> [Material]:
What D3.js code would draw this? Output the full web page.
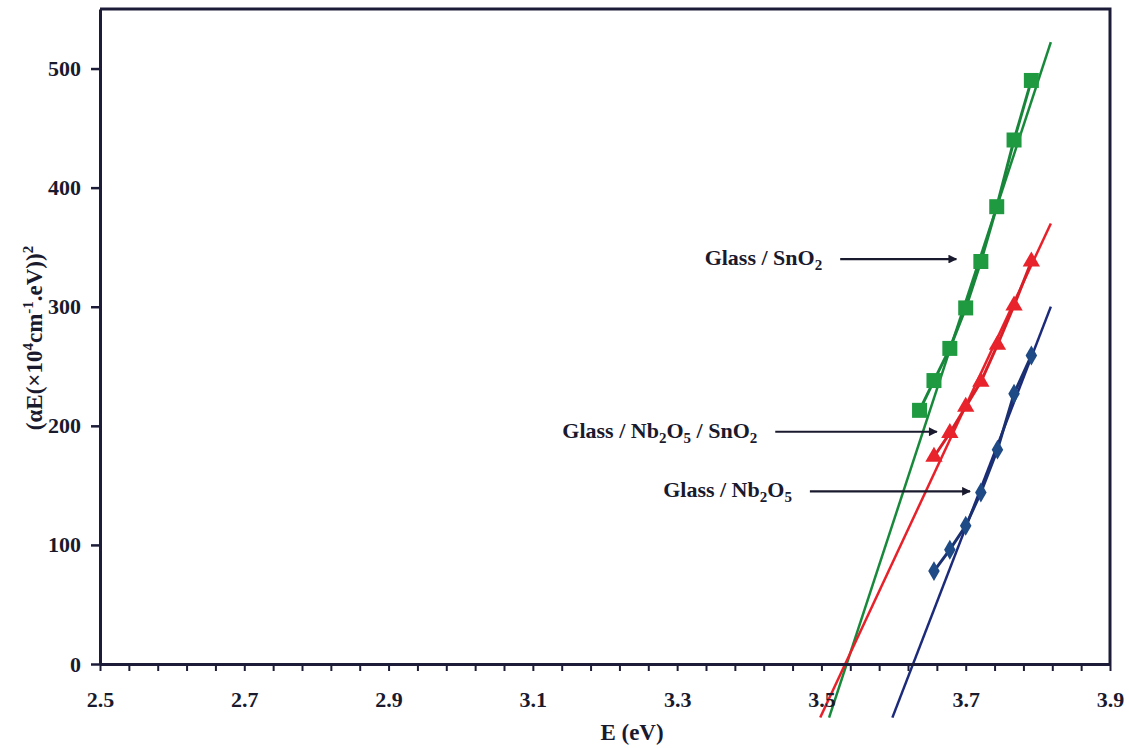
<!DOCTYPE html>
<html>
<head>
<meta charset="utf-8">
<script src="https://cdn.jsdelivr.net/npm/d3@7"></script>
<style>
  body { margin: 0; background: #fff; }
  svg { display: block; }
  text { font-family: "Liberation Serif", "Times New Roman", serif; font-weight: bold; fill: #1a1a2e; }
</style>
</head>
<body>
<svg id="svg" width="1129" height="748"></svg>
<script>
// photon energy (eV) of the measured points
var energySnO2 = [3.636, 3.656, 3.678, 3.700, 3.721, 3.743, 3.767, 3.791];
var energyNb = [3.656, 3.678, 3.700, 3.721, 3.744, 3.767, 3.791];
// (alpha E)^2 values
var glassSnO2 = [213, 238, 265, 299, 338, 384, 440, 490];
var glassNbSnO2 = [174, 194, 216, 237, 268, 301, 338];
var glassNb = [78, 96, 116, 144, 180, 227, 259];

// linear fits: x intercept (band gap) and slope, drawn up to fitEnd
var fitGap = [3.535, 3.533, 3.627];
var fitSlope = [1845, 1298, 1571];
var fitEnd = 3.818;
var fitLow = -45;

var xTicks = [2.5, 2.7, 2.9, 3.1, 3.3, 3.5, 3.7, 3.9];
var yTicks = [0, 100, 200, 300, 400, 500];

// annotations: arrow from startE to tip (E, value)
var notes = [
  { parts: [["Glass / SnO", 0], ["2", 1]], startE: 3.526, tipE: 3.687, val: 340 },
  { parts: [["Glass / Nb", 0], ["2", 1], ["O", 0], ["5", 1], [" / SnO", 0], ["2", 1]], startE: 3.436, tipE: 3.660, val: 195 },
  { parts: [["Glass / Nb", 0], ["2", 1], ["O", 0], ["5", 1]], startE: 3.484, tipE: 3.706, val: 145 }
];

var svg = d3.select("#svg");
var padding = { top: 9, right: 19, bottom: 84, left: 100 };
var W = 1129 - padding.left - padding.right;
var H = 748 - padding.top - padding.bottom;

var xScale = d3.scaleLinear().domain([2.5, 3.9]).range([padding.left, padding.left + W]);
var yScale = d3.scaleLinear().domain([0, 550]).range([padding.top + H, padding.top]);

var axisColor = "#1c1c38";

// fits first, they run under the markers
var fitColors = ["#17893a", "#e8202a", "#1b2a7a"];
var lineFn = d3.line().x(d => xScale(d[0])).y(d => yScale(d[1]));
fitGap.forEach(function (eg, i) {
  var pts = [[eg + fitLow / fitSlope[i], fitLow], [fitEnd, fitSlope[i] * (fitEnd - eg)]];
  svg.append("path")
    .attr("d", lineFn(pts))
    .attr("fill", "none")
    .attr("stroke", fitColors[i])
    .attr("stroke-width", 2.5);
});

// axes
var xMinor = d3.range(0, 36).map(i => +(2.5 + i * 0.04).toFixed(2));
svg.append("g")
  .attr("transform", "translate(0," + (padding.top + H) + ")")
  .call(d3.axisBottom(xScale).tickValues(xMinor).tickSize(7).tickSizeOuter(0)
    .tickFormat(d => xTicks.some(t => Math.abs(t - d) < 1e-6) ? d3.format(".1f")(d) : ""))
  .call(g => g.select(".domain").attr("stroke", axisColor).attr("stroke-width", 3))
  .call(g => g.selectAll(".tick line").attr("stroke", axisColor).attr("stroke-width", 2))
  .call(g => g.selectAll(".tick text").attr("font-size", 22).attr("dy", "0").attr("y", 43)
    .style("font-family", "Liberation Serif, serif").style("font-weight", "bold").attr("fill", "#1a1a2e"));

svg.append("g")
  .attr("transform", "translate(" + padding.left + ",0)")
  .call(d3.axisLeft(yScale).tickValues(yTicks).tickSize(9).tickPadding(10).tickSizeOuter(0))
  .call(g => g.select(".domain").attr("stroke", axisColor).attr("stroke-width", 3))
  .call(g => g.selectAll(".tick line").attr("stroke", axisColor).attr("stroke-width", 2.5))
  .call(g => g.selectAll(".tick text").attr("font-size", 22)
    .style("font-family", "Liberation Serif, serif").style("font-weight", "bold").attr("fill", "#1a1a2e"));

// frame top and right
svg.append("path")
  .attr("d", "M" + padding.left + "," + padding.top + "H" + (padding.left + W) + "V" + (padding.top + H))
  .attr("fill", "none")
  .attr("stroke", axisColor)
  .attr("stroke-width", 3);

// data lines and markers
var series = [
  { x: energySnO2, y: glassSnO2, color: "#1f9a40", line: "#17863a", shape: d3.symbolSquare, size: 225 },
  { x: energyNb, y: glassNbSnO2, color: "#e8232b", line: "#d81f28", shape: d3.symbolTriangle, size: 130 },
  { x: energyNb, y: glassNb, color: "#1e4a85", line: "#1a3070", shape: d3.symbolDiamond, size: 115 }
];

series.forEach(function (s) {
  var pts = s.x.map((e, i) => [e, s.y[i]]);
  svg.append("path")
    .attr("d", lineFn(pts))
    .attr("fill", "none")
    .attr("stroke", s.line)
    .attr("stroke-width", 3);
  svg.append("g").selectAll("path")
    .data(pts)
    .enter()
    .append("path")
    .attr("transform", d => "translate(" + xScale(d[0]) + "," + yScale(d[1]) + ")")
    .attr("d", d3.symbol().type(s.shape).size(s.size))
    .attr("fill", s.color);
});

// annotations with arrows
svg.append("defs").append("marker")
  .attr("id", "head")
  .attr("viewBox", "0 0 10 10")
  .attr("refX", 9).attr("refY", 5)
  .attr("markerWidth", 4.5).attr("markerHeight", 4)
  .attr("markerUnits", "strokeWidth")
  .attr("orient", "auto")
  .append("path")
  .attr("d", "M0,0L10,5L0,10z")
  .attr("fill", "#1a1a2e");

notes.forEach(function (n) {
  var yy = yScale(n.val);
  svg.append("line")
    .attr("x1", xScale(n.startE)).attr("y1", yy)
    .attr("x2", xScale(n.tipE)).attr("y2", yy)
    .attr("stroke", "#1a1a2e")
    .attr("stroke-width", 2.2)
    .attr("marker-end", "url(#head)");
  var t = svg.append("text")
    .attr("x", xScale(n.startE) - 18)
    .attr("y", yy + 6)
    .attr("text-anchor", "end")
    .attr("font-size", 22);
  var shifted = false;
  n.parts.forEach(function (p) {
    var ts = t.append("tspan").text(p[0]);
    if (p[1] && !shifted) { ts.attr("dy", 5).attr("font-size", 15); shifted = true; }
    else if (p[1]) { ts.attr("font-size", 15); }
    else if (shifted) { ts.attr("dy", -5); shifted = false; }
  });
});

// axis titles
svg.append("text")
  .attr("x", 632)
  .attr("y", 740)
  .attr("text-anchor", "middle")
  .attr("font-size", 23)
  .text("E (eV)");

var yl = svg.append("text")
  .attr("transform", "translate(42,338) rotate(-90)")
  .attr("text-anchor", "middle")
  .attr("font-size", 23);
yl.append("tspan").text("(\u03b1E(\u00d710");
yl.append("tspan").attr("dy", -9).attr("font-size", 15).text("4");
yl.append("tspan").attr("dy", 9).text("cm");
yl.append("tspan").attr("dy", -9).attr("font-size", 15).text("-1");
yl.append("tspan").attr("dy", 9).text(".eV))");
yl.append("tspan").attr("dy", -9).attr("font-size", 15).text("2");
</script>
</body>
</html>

> [Written request]: Make an exact copy of the listing above. Do not include the pictures.

> [Correct response]:
What D3.js code would draw this? Output the full web page.
<!DOCTYPE html>
<html>
<head>
<meta charset="utf-8">
<script src="https://cdn.jsdelivr.net/npm/d3@7"></script>
<style>
  body { margin: 0; background: #fff; }
  svg { display: block; }
  text { font-family: "Liberation Serif", "Times New Roman", serif; font-weight: bold; fill: #1a1a2e; }
</style>
</head>
<body>
<svg id="svg" width="1129" height="748"></svg>
<script>
// photon energy (eV) of the measured points
var energySnO2 = [3.636, 3.656, 3.678, 3.700, 3.721, 3.743, 3.767, 3.791];
var energyNb = [3.656, 3.678, 3.700, 3.721, 3.744, 3.767, 3.791];
// (alpha E)^2 values
var glassSnO2 = [213, 238, 265, 299, 338, 384, 440, 490];
var glassNbSnO2 = [174, 194, 216, 237, 268, 301, 338];
var glassNb = [78, 96, 116, 144, 180, 227, 259];

// linear fits: x intercept (band gap) and slope, drawn up to fitEnd
var fitGap = [3.535, 3.533, 3.627];
var fitSlope = [1845, 1298, 1571];
var fitEnd = 3.818;
var fitLow = -45;

var xTicks = [2.5, 2.7, 2.9, 3.1, 3.3, 3.5, 3.7, 3.9];
var yTicks = [0, 100, 200, 300, 400, 500];

// annotations: arrow from startE to tip (E, value)
var notes = [
  { parts: [["Glass / SnO", 0], ["2", 1]], startE: 3.526, tipE: 3.687, val: 340 },
  { parts: [["Glass / Nb", 0], ["2", 1], ["O", 0], ["5", 1], [" / SnO", 0], ["2", 1]], startE: 3.436, tipE: 3.660, val: 195 },
  { parts: [["Glass / Nb", 0], ["2", 1], ["O", 0], ["5", 1]], startE: 3.484, tipE: 3.706, val: 145 }
];

var svg = d3.select("#svg");
var padding = { top: 9, right: 19, bottom: 84, left: 100 };
var W = 1129 - padding.left - padding.right;
var H = 748 - padding.top - padding.bottom;

var xScale = d3.scaleLinear().domain([2.5, 3.9]).range([padding.left, padding.left + W]);
var yScale = d3.scaleLinear().domain([0, 550]).range([padding.top + H, padding.top]);

var axisColor = "#1c1c38";

// fits first, they run under the markers
var fitColors = ["#17893a", "#e8202a", "#1b2a7a"];
var lineFn = d3.line().x(d => xScale(d[0])).y(d => yScale(d[1]));
fitGap.forEach(function (eg, i) {
  var pts = [[eg + fitLow / fitSlope[i], fitLow], [fitEnd, fitSlope[i] * (fitEnd - eg)]];
  svg.append("path")
    .attr("d", lineFn(pts))
    .attr("fill", "none")
    .attr("stroke", fitColors[i])
    .attr("stroke-width", 2.5);
});

// axes
var xMinor = d3.range(0, 36).map(i => +(2.5 + i * 0.04).toFixed(2));
svg.append("g")
  .attr("transform", "translate(0," + (padding.top + H) + ")")
  .call(d3.axisBottom(xScale).tickValues(xMinor).tickSize(7).tickSizeOuter(0)
    .tickFormat(d => xTicks.some(t => Math.abs(t - d) < 1e-6) ? d3.format(".1f")(d) : ""))
  .call(g => g.select(".domain").attr("stroke", axisColor).attr("stroke-width", 3))
  .call(g => g.selectAll(".tick line").attr("stroke", axisColor).attr("stroke-width", 2))
  .call(g => g.selectAll(".tick text").attr("font-size", 22).attr("dy", "0").attr("y", 43)
    .style("font-family", "Liberation Serif, serif").style("font-weight", "bold").attr("fill", "#1a1a2e"));

svg.append("g")
  .attr("transform", "translate(" + padding.left + ",0)")
  .call(d3.axisLeft(yScale).tickValues(yTicks).tickSize(9).tickPadding(10).tickSizeOuter(0))
  .call(g => g.select(".domain").attr("stroke", axisColor).attr("stroke-width", 3))
  .call(g => g.selectAll(".tick line").attr("stroke", axisColor).attr("stroke-width", 2.5))
  .call(g => g.selectAll(".tick text").attr("font-size", 22)
    .style("font-family", "Liberation Serif, serif").style("font-weight", "bold").attr("fill", "#1a1a2e"));

// frame top and right
svg.append("path")
  .attr("d", "M" + padding.left + "," + padding.top + "H" + (padding.left + W) + "V" + (padding.top + H))
  .attr("fill", "none")
  .attr("stroke", axisColor)
  .attr("stroke-width", 3);

// data lines and markers
var series = [
  { x: energySnO2, y: glassSnO2, color: "#1f9a40", line: "#17863a", shape: d3.symbolSquare, size: 225 },
  { x: energyNb, y: glassNbSnO2, color: "#e8232b", line: "#d81f28", shape: d3.symbolTriangle, size: 130 },
  { x: energyNb, y: glassNb, color: "#1e4a85", line: "#1a3070", shape: d3.symbolDiamond, size: 115 }
];

series.forEach(function (s) {
  var pts = s.x.map((e, i) => [e, s.y[i]]);
  svg.append("path")
    .attr("d", lineFn(pts))
    .attr("fill", "none")
    .attr("stroke", s.line)
    .attr("stroke-width", 3);
  svg.append("g").selectAll("path")
    .data(pts)
    .enter()
    .append("path")
    .attr("transform", d => "translate(" + xScale(d[0]) + "," + yScale(d[1]) + ")")
    .attr("d", d3.symbol().type(s.shape).size(s.size))
    .attr("fill", s.color);
});

// annotations with arrows
svg.append("defs").append("marker")
  .attr("id", "head")
  .attr("viewBox", "0 0 10 10")
  .attr("refX", 9).attr("refY", 5)
  .attr("markerWidth", 4.5).attr("markerHeight", 4)
  .attr("markerUnits", "strokeWidth")
  .attr("orient", "auto")
  .append("path")
  .attr("d", "M0,0L10,5L0,10z")
  .attr("fill", "#1a1a2e");

notes.forEach(function (n) {
  var yy = yScale(n.val);
  svg.append("line")
    .attr("x1", xScale(n.startE)).attr("y1", yy)
    .attr("x2", xScale(n.tipE)).attr("y2", yy)
    .attr("stroke", "#1a1a2e")
    .attr("stroke-width", 2.2)
    .attr("marker-end", "url(#head)");
  var t = svg.append("text")
    .attr("x", xScale(n.startE) - 18)
    .attr("y", yy + 6)
    .attr("text-anchor", "end")
    .attr("font-size", 22);
  var shifted = false;
  n.parts.forEach(function (p) {
    var ts = t.append("tspan").text(p[0]);
    if (p[1] && !shifted) { ts.attr("dy", 5).attr("font-size", 15); shifted = true; }
    else if (p[1]) { ts.attr("font-size", 15); }
    else if (shifted) { ts.attr("dy", -5); shifted = false; }
  });
});

// axis titles
svg.append("text")
  .attr("x", 632)
  .attr("y", 740)
  .attr("text-anchor", "middle")
  .attr("font-size", 23)
  .text("E (eV)");

var yl = svg.append("text")
  .attr("transform", "translate(42,338) rotate(-90)")
  .attr("text-anchor", "middle")
  .attr("font-size", 23);
yl.append("tspan").text("(\u03b1E(\u00d710");
yl.append("tspan").attr("dy", -9).attr("font-size", 15).text("4");
yl.append("tspan").attr("dy", 9).text("cm");
yl.append("tspan").attr("dy", -9).attr("font-size", 15).text("-1");
yl.append("tspan").attr("dy", 9).text(".eV))");
yl.append("tspan").attr("dy", -9).attr("font-size", 15).text("2");
</script>
</body>
</html>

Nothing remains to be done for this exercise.